Even with 10 researchers the success probability is just 40%, but clearly the benefit of adding extra researchers is positive. The curve is not quite exponential; it slackens off and will eventually become a big sigmoid. But the overall lesson seems to hold: if the project is a longshot, adding extra brains makes it roughly exponentially more likely to succeed.

It is also worth recognizing that in this model time is on par with discovery rate and number of researchers: what matters is the product $\lambda y N$ and how it compares to $k$.

This all assumes that ideas arrive independently, and that there are no overheads for having a large team. In reality these things are far more complex. For example, sometimes you need to have idea 1 or 2 before idea 3 becomes possible: that makes the time $t_3$ of that idea distributed as an exponential plus the distribution of $\mathrm{min}(t_1,t_2)$. If the first two ideas are independent and exponential with rates $\lambda, \mu$, then the minimum is distributed as an exponential with rate $\lambda+\mu$. If they instead require each other, we get a non-exponential distribution (the pdf is $\lambda e^{-\lambda t} + \mu e^{-\mu t} - (\lambda+\mu)e^{-(\lambda+\mu)t}$). Some discoveries or bureaucratic scalings may change the rates. One can construct complex trees of intellectual pathways, unfortunately quickly making the distributions impossible to write out (but still easy to run Monte Carlo on). However, as long as the probabilities and the induced correlations small, I think we can linearise and keep the overall guess that extra minds are exponentially better.

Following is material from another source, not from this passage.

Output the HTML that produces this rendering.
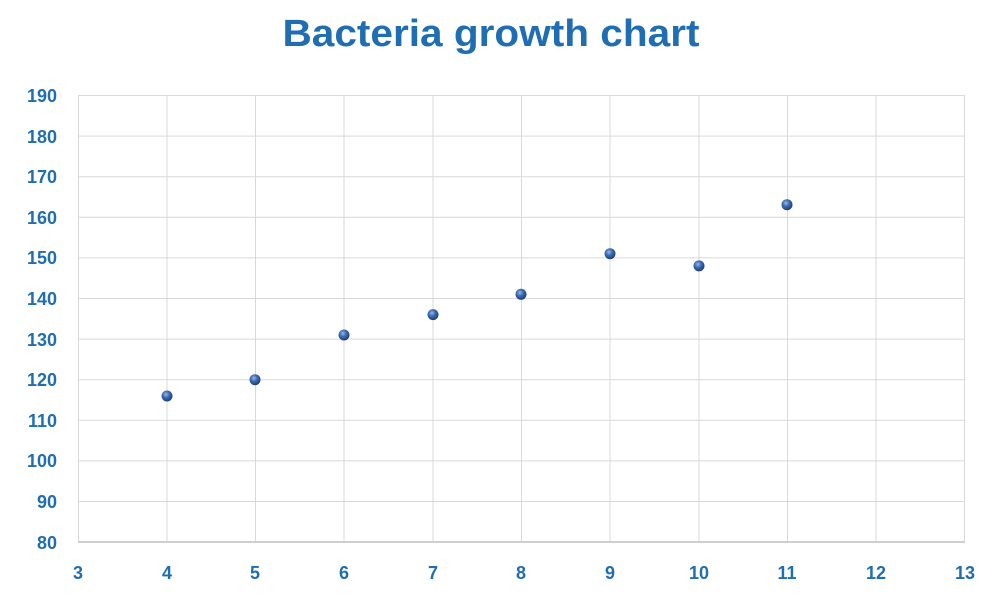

In short: if the cooks are unlikely to succeed at making the broth, adding more is a good idea. If they already have a good chance, consider managing them better.

3 thoughts on “Adding cooks to the broth”

1. If I understand this, the Erlang distribution in this case models the probability of having k ideas at the same time. But perhaps it is more natural to think that you need an accumulation of k good ideas over time in order to succeed? Might this then be modeled with a Weibull distribution (it is used for survival analysis, where failure of k components over time implies failure of the system)?

1. Anders Sandberg says:

Not quite; they occur sequentially, and the time is the time it takes to have k of them.

But the Weibull distribution is a good choice! I am writing a more proper report on this, and it is both used in some real applications (even project management, although it is not popular since it has a heavy tail implying the possibility of the project going off the rails – never a popular modelling assumption!) and has a good theoretical motivation (the maximum of a set of variables tends to converge towards it as the problem gets larger).

1. Yes, now I understand that the Erlang distribution works this way. Juckett and Rosenberg (1992) made a simulation with a chain model where the break of one link is sufficient to break the chain; as chain length approached infinity, they obtained the Weibull distribution with the shape parameter corresponding to link size, and they thought that these models could be applied to age-related diseases in humans.